--- BEGIN ---
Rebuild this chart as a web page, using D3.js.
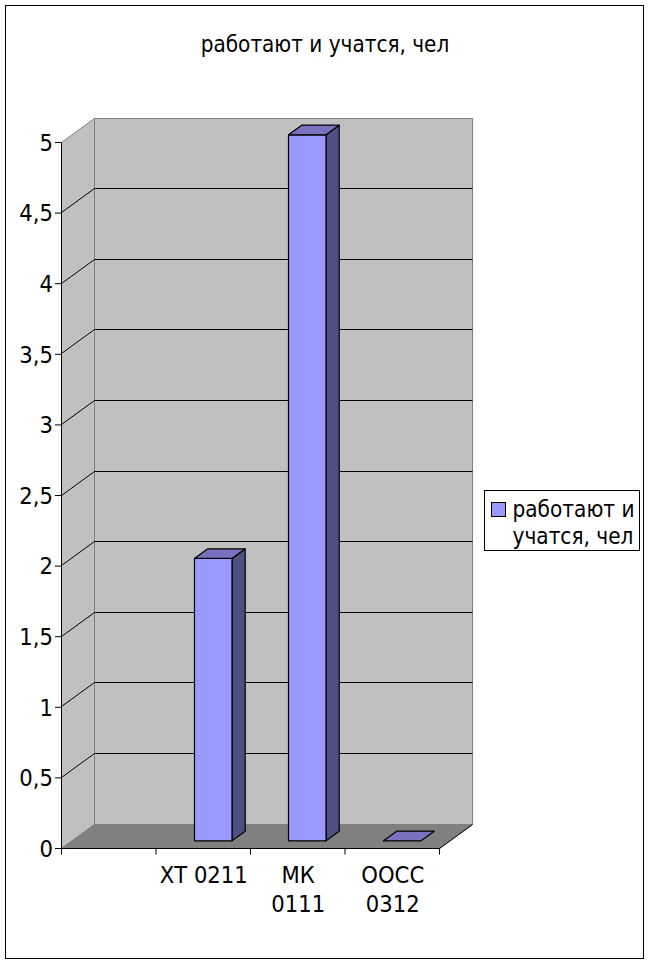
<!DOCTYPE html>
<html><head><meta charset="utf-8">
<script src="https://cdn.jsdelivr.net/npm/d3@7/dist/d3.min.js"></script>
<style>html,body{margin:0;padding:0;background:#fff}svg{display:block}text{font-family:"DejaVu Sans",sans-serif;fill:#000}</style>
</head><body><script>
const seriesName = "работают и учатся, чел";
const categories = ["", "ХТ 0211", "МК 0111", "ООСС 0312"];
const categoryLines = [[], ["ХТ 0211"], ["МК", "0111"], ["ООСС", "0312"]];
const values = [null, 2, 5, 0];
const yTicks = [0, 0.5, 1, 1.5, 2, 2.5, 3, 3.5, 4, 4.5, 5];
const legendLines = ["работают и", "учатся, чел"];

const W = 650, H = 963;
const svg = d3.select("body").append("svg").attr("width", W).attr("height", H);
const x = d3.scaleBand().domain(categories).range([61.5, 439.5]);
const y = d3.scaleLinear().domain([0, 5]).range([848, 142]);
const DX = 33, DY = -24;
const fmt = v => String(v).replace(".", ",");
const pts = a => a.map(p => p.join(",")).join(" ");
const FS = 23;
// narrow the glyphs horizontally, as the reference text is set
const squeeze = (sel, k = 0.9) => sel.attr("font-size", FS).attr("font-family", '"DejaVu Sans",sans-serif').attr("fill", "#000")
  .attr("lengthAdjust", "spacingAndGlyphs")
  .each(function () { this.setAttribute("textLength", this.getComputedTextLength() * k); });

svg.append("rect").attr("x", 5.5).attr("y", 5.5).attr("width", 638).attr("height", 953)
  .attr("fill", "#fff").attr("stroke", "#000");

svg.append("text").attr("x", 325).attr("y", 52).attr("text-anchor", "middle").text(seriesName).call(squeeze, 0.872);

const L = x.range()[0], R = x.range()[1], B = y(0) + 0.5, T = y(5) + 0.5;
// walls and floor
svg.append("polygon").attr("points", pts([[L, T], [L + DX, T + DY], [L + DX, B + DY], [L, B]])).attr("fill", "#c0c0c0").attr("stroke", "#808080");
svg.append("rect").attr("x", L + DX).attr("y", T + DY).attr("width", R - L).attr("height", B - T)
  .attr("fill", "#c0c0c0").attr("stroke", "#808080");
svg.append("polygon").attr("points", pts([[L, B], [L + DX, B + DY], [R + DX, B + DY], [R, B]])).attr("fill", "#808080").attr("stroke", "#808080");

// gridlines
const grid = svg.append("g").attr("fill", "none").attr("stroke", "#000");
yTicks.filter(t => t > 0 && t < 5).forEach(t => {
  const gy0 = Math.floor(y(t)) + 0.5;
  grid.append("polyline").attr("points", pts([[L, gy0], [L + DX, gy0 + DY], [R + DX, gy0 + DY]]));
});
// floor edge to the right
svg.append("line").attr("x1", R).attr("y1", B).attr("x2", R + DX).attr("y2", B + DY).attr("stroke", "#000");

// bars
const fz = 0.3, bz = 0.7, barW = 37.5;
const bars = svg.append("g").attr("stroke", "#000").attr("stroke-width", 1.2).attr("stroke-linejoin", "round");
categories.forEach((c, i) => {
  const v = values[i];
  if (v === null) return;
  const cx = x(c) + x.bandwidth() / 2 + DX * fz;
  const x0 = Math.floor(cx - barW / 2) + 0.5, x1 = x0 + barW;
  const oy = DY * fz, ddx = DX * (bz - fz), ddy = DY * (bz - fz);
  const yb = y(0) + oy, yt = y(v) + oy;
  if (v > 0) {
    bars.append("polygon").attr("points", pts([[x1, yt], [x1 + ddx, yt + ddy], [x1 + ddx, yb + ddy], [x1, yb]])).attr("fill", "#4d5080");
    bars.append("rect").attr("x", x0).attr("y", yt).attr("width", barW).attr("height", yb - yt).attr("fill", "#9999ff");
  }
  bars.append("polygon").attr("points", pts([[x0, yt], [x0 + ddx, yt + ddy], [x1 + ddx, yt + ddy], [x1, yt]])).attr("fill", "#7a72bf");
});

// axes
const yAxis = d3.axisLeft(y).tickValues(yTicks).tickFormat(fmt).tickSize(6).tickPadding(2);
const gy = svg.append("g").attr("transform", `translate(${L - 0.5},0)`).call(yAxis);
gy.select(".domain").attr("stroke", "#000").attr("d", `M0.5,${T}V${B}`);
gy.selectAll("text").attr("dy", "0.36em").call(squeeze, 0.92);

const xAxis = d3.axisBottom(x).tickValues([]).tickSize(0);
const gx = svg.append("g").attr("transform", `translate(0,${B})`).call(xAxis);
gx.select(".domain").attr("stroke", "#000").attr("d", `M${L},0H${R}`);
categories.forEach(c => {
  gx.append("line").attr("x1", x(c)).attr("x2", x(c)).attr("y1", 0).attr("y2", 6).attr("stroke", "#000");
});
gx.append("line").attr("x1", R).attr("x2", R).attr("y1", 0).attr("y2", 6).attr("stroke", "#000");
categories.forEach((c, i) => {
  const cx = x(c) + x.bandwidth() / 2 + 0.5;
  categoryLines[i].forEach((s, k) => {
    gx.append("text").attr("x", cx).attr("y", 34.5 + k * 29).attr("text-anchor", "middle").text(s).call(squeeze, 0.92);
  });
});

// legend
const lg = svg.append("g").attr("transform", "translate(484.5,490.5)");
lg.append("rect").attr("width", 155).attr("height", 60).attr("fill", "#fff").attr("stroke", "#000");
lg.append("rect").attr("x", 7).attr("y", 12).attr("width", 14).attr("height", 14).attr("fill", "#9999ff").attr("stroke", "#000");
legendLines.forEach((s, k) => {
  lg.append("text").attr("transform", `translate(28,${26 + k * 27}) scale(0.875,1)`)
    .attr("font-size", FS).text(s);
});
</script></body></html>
--- END ---
● **Set problem**:
Write the full listing out again with every line unchanged, but include no pictures.

● **Solution to this task**:
Rebuild this chart as a web page, using D3.js.
<!DOCTYPE html>
<html><head><meta charset="utf-8">
<script src="https://cdn.jsdelivr.net/npm/d3@7/dist/d3.min.js"></script>
<style>html,body{margin:0;padding:0;background:#fff}svg{display:block}text{font-family:"DejaVu Sans",sans-serif;fill:#000}</style>
</head><body><script>
const seriesName = "работают и учатся, чел";
const categories = ["", "ХТ 0211", "МК 0111", "ООСС 0312"];
const categoryLines = [[], ["ХТ 0211"], ["МК", "0111"], ["ООСС", "0312"]];
const values = [null, 2, 5, 0];
const yTicks = [0, 0.5, 1, 1.5, 2, 2.5, 3, 3.5, 4, 4.5, 5];
const legendLines = ["работают и", "учатся, чел"];

const W = 650, H = 963;
const svg = d3.select("body").append("svg").attr("width", W).attr("height", H);
const x = d3.scaleBand().domain(categories).range([61.5, 439.5]);
const y = d3.scaleLinear().domain([0, 5]).range([848, 142]);
const DX = 33, DY = -24;
const fmt = v => String(v).replace(".", ",");
const pts = a => a.map(p => p.join(",")).join(" ");
const FS = 23;
// narrow the glyphs horizontally, as the reference text is set
const squeeze = (sel, k = 0.9) => sel.attr("font-size", FS).attr("font-family", '"DejaVu Sans",sans-serif').attr("fill", "#000")
  .attr("lengthAdjust", "spacingAndGlyphs")
  .each(function () { this.setAttribute("textLength", this.getComputedTextLength() * k); });

svg.append("rect").attr("x", 5.5).attr("y", 5.5).attr("width", 638).attr("height", 953)
  .attr("fill", "#fff").attr("stroke", "#000");

svg.append("text").attr("x", 325).attr("y", 52).attr("text-anchor", "middle").text(seriesName).call(squeeze, 0.872);

const L = x.range()[0], R = x.range()[1], B = y(0) + 0.5, T = y(5) + 0.5;
// walls and floor
svg.append("polygon").attr("points", pts([[L, T], [L + DX, T + DY], [L + DX, B + DY], [L, B]])).attr("fill", "#c0c0c0").attr("stroke", "#808080");
svg.append("rect").attr("x", L + DX).attr("y", T + DY).attr("width", R - L).attr("height", B - T)
  .attr("fill", "#c0c0c0").attr("stroke", "#808080");
svg.append("polygon").attr("points", pts([[L, B], [L + DX, B + DY], [R + DX, B + DY], [R, B]])).attr("fill", "#808080").attr("stroke", "#808080");

// gridlines
const grid = svg.append("g").attr("fill", "none").attr("stroke", "#000");
yTicks.filter(t => t > 0 && t < 5).forEach(t => {
  const gy0 = Math.floor(y(t)) + 0.5;
  grid.append("polyline").attr("points", pts([[L, gy0], [L + DX, gy0 + DY], [R + DX, gy0 + DY]]));
});
// floor edge to the right
svg.append("line").attr("x1", R).attr("y1", B).attr("x2", R + DX).attr("y2", B + DY).attr("stroke", "#000");

// bars
const fz = 0.3, bz = 0.7, barW = 37.5;
const bars = svg.append("g").attr("stroke", "#000").attr("stroke-width", 1.2).attr("stroke-linejoin", "round");
categories.forEach((c, i) => {
  const v = values[i];
  if (v === null) return;
  const cx = x(c) + x.bandwidth() / 2 + DX * fz;
  const x0 = Math.floor(cx - barW / 2) + 0.5, x1 = x0 + barW;
  const oy = DY * fz, ddx = DX * (bz - fz), ddy = DY * (bz - fz);
  const yb = y(0) + oy, yt = y(v) + oy;
  if (v > 0) {
    bars.append("polygon").attr("points", pts([[x1, yt], [x1 + ddx, yt + ddy], [x1 + ddx, yb + ddy], [x1, yb]])).attr("fill", "#4d5080");
    bars.append("rect").attr("x", x0).attr("y", yt).attr("width", barW).attr("height", yb - yt).attr("fill", "#9999ff");
  }
  bars.append("polygon").attr("points", pts([[x0, yt], [x0 + ddx, yt + ddy], [x1 + ddx, yt + ddy], [x1, yt]])).attr("fill", "#7a72bf");
});

// axes
const yAxis = d3.axisLeft(y).tickValues(yTicks).tickFormat(fmt).tickSize(6).tickPadding(2);
const gy = svg.append("g").attr("transform", `translate(${L - 0.5},0)`).call(yAxis);
gy.select(".domain").attr("stroke", "#000").attr("d", `M0.5,${T}V${B}`);
gy.selectAll("text").attr("dy", "0.36em").call(squeeze, 0.92);

const xAxis = d3.axisBottom(x).tickValues([]).tickSize(0);
const gx = svg.append("g").attr("transform", `translate(0,${B})`).call(xAxis);
gx.select(".domain").attr("stroke", "#000").attr("d", `M${L},0H${R}`);
categories.forEach(c => {
  gx.append("line").attr("x1", x(c)).attr("x2", x(c)).attr("y1", 0).attr("y2", 6).attr("stroke", "#000");
});
gx.append("line").attr("x1", R).attr("x2", R).attr("y1", 0).attr("y2", 6).attr("stroke", "#000");
categories.forEach((c, i) => {
  const cx = x(c) + x.bandwidth() / 2 + 0.5;
  categoryLines[i].forEach((s, k) => {
    gx.append("text").attr("x", cx).attr("y", 34.5 + k * 29).attr("text-anchor", "middle").text(s).call(squeeze, 0.92);
  });
});

// legend
const lg = svg.append("g").attr("transform", "translate(484.5,490.5)");
lg.append("rect").attr("width", 155).attr("height", 60).attr("fill", "#fff").attr("stroke", "#000");
lg.append("rect").attr("x", 7).attr("y", 12).attr("width", 14).attr("height", 14).attr("fill", "#9999ff").attr("stroke", "#000");
legendLines.forEach((s, k) => {
  lg.append("text").attr("transform", `translate(28,${26 + k * 27}) scale(0.875,1)`)
    .attr("font-size", FS).text(s);
});
</script></body></html>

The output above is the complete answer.